Figure scripts |
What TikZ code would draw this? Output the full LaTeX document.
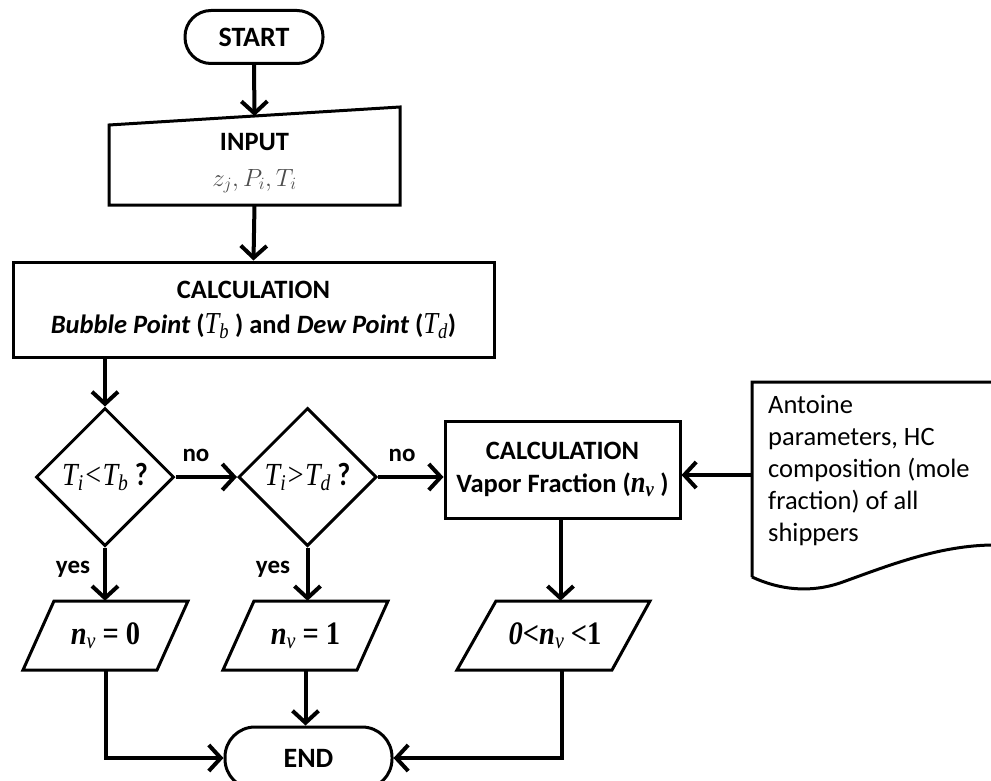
\documentclass[tikz,border=0pt]{standalone}
\usepackage{fontspec}
\usepackage{graphicx}
\setmainfont{Carlito}
\newfontfamily\tnr{Liberation Serif}
\usetikzlibrary{shapes.geometric,arrows.meta,calc}
\newcommand\tsub[2]{{\tnr\mdseries\itshape #1\textsubscript{#2}}}
\newcommand\vstretch[1]{\scalebox{1}[1.15]{#1}}
\begin{document}
\begin{tikzpicture}[x=1pt,y=-1pt,
  every node/.style={font=\fontsize{26.5}{32}\selectfont, inner sep=0pt},
  outl/.style={draw, line width=3pt},
  box/.style={outl, rectangle, align=center},
  terminal/.style={outl, rectangle, font=\fontsize{28}{32}\selectfont\bfseries},
  decision/.style={outl, diamond, minimum width=138pt, minimum height=138pt, font=\fontsize{28}{32}\selectfont},
  iotext/.style={rectangle, minimum height=69pt, font=\fontsize{28.5}{32}\selectfont},
  shapeline/.style={line width=3pt, line join=miter},
  flow/.style={line width=4pt, -{Straight Barb[length=12pt,width=26pt]}},
  lab/.style={font=\fontsize{25}{30}\selectfont\bfseries}
]
\useasboundingbox (0,0) rectangle (991,781);
\fill[white] (0,0) rectangle (991,781);

% start
\node[terminal, minimum width=138pt, minimum height=53pt, rounded corners=26pt] (start) at (254,37) {START};

% input (manual input shape)
\node[align=center] (input) at (254.5,163) {\bfseries INPUT\\[4pt]{\color{black!70}\fontsize{25}{30}\selectfont$z_j, P_i, T_i$}};
\draw[shapeline] ($(input)+(-145.5,-38)$) -- ($(input)+(145.5,-56)$) -- ($(input)+(145.5,42)$) -- ($(input)+(-145.5,42)$) -- cycle;
\coordinate (inputtop) at ($(input)+(0,-47)$);
\coordinate (inputbot) at ($(input)+(0,42)$);

% calculation 1
\node[box, minimum width=481pt, minimum height=95pt] (calc1) at (253.5,309.5)
  {\bfseries CALCULATION\\[3pt]\bfseries\itshape Bubble Point \upshape(\vstretch{\tsub{T}{b}} ) and \itshape Dew Point \upshape(\vstretch{\tsub{T}{d}})};

% decisions
\node[decision] (d1) at (105,477) {\vstretch{{\tnr\itshape T\textsubscript{i}<T\textsubscript{b}} \textbf{?}}};
\node[decision] (d2) at (307.5,477) {\vstretch{{\tnr\itshape T\textsubscript{i}>T\textsubscript{d}} \textbf{?}}};

% calculation 2
\node[box, minimum width=235pt, minimum height=97pt] (calc2) at (562.5,469.5)
  {\bfseries CALCULATION\\[1pt]\bfseries Vapor Fraction (\vstretch{{\tnr\itshape n\textsubscript{v}}} )};

% document
\node[anchor=north west, align=left] (doc) at (768,395)
  {Antoine\\parameters, HC\\composition (mole\\fraction) of all\\shippers};
\draw[shapeline] (752,577) -- (752,382) -- (1000,382) -- (1000,545) -- (995,545)
  .. controls (940,545) and (890,565) .. (840,583)
  .. controls (810,593) and (780,590) .. (752,577);
\coordinate (docleft) at (752,475);

% outputs (parallelograms)
\node[iotext] (p1) at (105.5,635.5) {\vstretch{{\tnr\bfseries\itshape n\textsubscript{\mdseries v}} {\tnr\bfseries = 0}}};
\draw[shapeline] ($(p1)+(-51.5,-34.5)$) -- ($(p1)+(82.5,-34.5)$) -- ($(p1)+(51.5,34.5)$) -- ($(p1)+(-82.5,34.5)$) -- cycle;
\node[iotext] (p2) at (305.5,635.5) {\vstretch{{\tnr\bfseries\itshape n\textsubscript{\mdseries v}} {\tnr\bfseries = 1}}};
\draw[shapeline] ($(p2)+(-51.5,-34.5)$) -- ($(p2)+(82.5,-34.5)$) -- ($(p2)+(51.5,34.5)$) -- ($(p2)+(-82.5,34.5)$) -- cycle;
\node[iotext] (p3) at (555,635.5) {\vstretch{{\tnr\bfseries\itshape 0}{\tnr\bfseries <}{\tnr\bfseries\itshape n\textsubscript{\mdseries v}} {\tnr\bfseries <1}}};
\draw[shapeline] ($(p3)+(-59,-34.5)$) -- ($(p3)+(95,-34.5)$) -- ($(p3)+(57,34.5)$) -- ($(p3)+(-98,34.5)$) -- cycle;

% end
\node[terminal, minimum width=167pt, minimum height=62pt, rounded corners=30pt] (end) at (308.5,758) {END};

% connectors
\draw[flow] (start.south) -- (inputtop);
\draw[flow] (inputbot) -- (calc1.north);
\draw[flow] (calc1.south -| d1.north) -- (d1.north);
\draw[flow] (d1.east) -- (d2.west);
\draw[flow] (d2.east) -- (d2.east -| calc2.west);
\draw[flow] (docleft) -- (docleft -| calc2.east);
\draw[flow] (d1.south) -- (d1.south |- p1.north);
\draw[flow] (d2.south) -- (d2.south |- p2.north);
\draw[flow] ($(calc2.south)+(-2,0)$) -- ($(calc2.south |- p3.north)+(-2,0)$);
\draw[flow] (p1.south) -- (p1.south |- end.west) -- (end.west);
\draw[flow] (p2.south) -- (p2.south |- end.north);
\draw[flow] ($(p3.south)+(7,0)$) -- ($(p3.south |- end.east)+(7,0)$) -- (end.east);

% labels
\node[lab] (no1) at (196,455) {no};
\node[lab] (no2) at (402,455) {no};
\node[lab] (yes1) at (73,569) {yes};
\node[lab] (yes2) at (273,569) {yes};
\end{tikzpicture}
\end{document}
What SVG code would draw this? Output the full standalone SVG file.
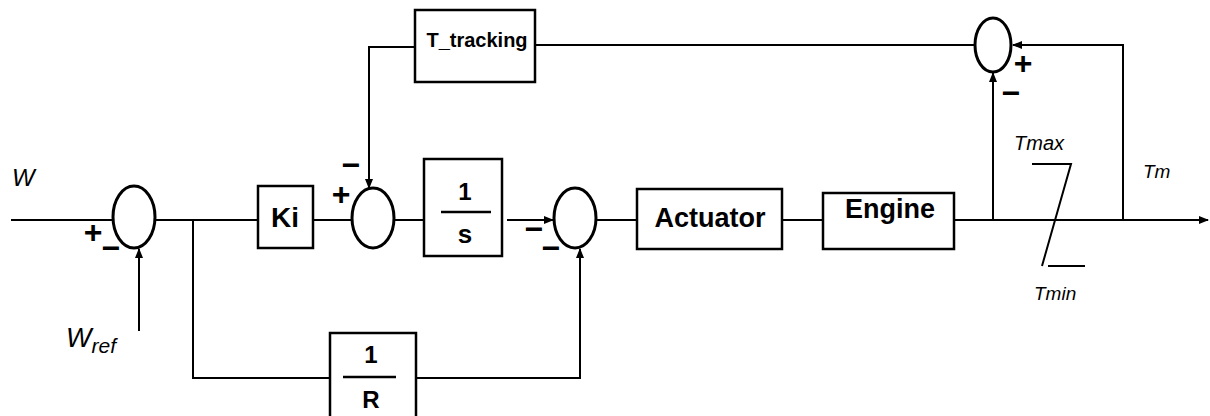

REQUIRED TASK |
Above are entries; state the number of lines among them that contain "code", and nothing else.

RESPONSE TO THIS TASK |
2